New York Could Be the Next State to Adopt a Strict Data Privacy Law
Like California before it, New York could serve as the testing grounds for the next statewide consumer data privacy law.
Could New York state be the next California? Lines in the sand suggest the government is laying the groundwork for a robust privacy law - one that could mirror the California Consumer Privacy Act (CCPA) - by providing similar privacy rights to consumers and enacting regulations around how companies process individuals’ data.
Two weeks ago, when Governor Andrew Cuomo released the state's 2022 budget, it included a proposal for a comprehensive data privacy bill.
In his lengthy, 322-page (.PDF) State of the State report, Cuomo said he'd propose a law that would enable New Yorkers to better control and protect their data from attackers.
Similar to the CCPA, the goal of the law would be transparency. The CCPA of course affords consumers the right to know what type of data is being collected about them and for which purposes, and whether its being shared or sold to other businesses or third parties.
Cuomo's law, which would establish a Consumer Data Privacy Bill of Rights, would do a lot of the same; it would protect information of individuals like health, biometric, and location data, and allow any New Yorker the ability to access, control, or erase any data on them. It would also give them "the right to discrimination, and the right to equal access to services." Businesses that collect information on a large amount of New Yorkers - for instance, the CCPA applies to businesses that buy, receive or sell data of 50,000 consumers or more - would have to disclose the purpose of the data they collect and only collect data for that purpose.
While it’s just a proposal, Cuomo’s office claims the legislation will also include “strong enforcement mechanisms to hold covered entities accountable for the illegal use of consumer data.”
At the surface, the concept of a privacy bill that can give consumers better control over their data certainly sounds like Cuomo wants to bring the state’s privacy protections up to par with the CCPA or even the European Union’s General Data Protection Regulation.
It’s not a complete surprise that things are trending in this direction; New York has passed a handful of data privacy-focused bills over the last several years.
The state’s SHIELD Act, an update to New York's data breach notification law also known as the Stop Hacks and Improve Electronic Data Security Act, designed to keep organizations accountable for the safe handling of data went into effect last year. That legislation was aimed around getting employers to implement and maintain safeguards to protect the security, confidentiality, and integrity of private information they may control. In order to be in compliance with the SHIELD Act, New York businesses need a data security program that can assess and identify risk, prevent intrusions, and protect against the unauthorized access of private data.
The New York State Department of Financial Services’ Cybersecurity Regulation, which imposes mandatory requirements for financials outfits like banks and insurance companies, also requires organizations to develop a cybersecurity policy.

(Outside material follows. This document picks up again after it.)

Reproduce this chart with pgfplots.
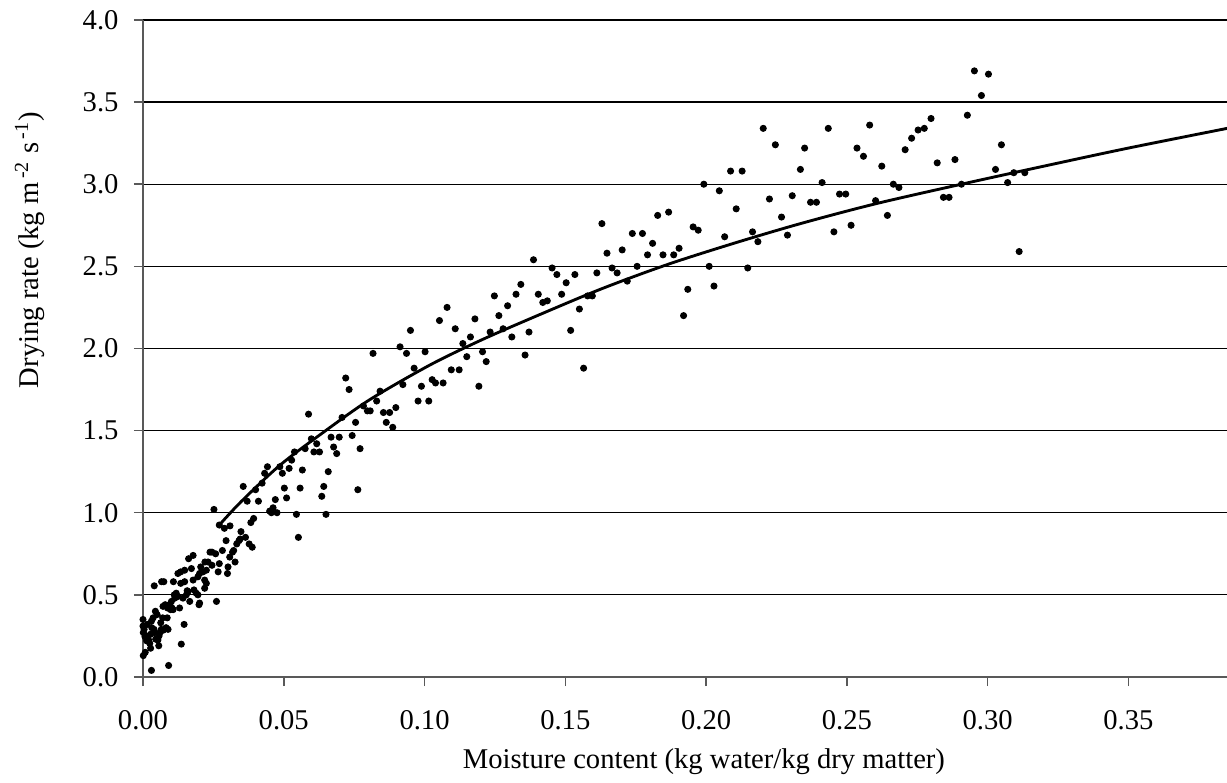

One of the first of its kind for states, the regulation also requires financial entities to meet a series of requirements, submit cybersecurity notices to the NYDFS Superintendent, and adhere to data breach notification guidelines.
Those of course are regulations already on the books in New York; that doesn't cover legislation that's still working its way through the state's legislative session, including SB 567, which bears many similarities to the CCPA but includes a private right of action, Assembly Bill A680, or the New York Privacy Act, legislation some have called even bolder than CCPA, and Assembly Bill A405, which pertains to interest-based advertising.